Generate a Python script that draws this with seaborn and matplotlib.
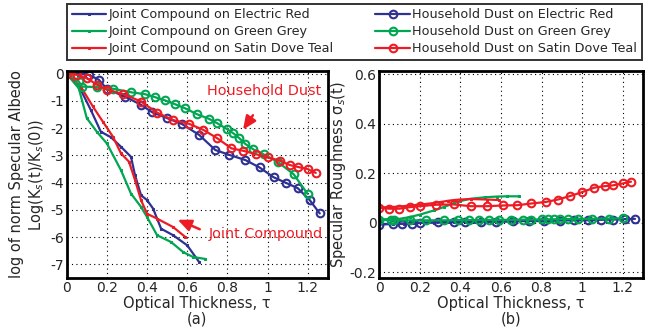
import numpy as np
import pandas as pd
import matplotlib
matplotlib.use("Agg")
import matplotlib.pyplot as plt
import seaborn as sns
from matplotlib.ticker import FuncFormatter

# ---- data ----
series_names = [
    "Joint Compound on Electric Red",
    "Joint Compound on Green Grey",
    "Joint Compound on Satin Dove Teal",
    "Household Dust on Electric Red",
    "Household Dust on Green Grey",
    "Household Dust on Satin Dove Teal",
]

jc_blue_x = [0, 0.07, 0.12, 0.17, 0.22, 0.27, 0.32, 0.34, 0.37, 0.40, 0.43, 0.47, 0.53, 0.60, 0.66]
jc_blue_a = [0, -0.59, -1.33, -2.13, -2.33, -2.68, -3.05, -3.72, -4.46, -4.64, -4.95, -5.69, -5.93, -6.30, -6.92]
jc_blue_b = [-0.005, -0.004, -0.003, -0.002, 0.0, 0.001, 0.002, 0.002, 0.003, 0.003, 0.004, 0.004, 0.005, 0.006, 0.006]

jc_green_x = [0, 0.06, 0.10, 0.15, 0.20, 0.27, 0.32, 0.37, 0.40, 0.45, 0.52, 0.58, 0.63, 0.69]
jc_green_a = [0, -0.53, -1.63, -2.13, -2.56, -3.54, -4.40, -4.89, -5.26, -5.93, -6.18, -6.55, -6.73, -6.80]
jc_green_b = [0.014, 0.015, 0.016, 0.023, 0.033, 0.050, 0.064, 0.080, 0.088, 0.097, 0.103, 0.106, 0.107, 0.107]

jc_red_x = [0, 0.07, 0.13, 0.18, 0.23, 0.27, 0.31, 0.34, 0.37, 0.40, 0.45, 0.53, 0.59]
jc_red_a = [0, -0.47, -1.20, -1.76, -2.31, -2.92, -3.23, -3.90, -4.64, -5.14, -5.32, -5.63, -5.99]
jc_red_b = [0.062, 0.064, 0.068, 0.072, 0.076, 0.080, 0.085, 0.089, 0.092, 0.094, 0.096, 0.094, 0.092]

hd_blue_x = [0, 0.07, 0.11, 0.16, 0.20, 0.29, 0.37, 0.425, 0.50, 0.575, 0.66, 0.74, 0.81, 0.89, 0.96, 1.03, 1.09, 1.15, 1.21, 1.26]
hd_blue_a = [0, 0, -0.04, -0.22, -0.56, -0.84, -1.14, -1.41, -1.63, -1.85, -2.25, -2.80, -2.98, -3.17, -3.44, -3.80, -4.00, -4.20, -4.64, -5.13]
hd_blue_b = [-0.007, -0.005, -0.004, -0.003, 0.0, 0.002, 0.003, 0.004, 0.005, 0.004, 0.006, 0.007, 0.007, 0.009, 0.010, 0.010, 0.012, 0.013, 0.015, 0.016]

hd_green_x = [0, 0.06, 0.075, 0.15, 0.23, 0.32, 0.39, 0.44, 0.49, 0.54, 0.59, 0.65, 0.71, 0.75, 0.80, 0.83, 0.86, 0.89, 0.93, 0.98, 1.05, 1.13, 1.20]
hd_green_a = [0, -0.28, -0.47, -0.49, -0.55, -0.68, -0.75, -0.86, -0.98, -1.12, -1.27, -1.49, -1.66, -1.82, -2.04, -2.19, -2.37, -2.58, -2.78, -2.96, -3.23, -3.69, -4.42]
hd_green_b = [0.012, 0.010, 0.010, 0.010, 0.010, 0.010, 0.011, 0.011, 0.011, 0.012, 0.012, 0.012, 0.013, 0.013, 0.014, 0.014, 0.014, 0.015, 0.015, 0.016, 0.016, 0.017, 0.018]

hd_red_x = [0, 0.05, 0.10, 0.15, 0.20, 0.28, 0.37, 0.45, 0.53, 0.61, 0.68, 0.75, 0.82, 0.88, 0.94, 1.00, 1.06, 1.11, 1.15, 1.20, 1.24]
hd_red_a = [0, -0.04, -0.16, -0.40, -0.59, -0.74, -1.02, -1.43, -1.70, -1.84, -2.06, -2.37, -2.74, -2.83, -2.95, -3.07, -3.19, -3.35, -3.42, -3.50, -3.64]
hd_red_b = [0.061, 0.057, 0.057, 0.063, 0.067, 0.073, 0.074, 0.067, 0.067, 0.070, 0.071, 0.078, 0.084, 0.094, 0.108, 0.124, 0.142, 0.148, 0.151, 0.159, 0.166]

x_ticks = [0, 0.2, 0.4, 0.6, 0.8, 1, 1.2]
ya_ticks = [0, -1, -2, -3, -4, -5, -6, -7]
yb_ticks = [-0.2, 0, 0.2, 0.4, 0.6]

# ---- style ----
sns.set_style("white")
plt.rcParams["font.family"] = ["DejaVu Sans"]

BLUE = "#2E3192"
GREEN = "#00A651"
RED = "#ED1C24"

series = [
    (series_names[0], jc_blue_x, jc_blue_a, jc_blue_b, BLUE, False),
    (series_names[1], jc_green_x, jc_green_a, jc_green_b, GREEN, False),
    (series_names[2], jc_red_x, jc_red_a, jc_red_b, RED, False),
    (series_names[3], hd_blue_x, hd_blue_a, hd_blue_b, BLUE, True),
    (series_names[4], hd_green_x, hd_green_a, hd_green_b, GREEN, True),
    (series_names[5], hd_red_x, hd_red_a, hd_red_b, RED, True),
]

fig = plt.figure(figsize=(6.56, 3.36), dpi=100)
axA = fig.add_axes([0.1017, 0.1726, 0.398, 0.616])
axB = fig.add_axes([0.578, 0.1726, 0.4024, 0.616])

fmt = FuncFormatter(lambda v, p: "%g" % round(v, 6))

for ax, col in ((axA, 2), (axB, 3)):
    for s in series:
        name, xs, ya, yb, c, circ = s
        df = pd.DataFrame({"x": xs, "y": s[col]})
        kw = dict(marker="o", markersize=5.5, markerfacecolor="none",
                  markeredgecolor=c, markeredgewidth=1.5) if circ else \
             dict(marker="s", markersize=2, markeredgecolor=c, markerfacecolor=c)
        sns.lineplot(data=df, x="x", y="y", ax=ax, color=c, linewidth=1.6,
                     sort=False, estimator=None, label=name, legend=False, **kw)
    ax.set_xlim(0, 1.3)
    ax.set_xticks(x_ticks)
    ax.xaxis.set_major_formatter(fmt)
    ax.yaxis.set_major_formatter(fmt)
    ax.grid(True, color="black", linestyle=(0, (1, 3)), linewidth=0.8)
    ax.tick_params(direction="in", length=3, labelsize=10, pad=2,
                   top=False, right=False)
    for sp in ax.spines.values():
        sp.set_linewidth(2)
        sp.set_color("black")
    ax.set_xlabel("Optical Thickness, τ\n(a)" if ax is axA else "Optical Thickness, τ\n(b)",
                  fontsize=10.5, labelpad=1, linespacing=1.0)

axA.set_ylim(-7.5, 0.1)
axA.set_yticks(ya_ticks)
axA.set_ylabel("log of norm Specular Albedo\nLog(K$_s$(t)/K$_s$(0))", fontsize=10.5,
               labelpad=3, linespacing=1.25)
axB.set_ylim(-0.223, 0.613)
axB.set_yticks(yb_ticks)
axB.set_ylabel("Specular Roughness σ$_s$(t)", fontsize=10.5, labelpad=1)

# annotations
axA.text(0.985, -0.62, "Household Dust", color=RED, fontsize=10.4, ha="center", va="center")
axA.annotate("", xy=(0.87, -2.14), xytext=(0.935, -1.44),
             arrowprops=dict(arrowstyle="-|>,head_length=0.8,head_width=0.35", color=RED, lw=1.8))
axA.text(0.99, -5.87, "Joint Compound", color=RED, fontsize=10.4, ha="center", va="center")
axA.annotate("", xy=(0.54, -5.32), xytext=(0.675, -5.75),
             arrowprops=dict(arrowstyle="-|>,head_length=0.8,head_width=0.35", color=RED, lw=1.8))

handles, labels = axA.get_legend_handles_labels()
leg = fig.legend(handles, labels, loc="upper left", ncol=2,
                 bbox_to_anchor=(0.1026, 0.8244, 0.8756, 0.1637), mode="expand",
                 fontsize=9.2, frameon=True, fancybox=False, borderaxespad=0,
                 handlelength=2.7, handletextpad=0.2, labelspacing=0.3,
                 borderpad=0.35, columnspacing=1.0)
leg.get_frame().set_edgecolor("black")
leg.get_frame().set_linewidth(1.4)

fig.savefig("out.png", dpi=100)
++++
* _What you need to do_: With all pictures left out, please transcribe exactly the lines from the start of the material through the line with "from matplotlib.ticker import FuncFormatter".

* _Written answer_:
Generate a Python script that draws this with seaborn and matplotlib.
import numpy as np
import pandas as pd
import matplotlib
matplotlib.use("Agg")
import matplotlib.pyplot as plt
import seaborn as sns
from matplotlib.ticker import FuncFormatter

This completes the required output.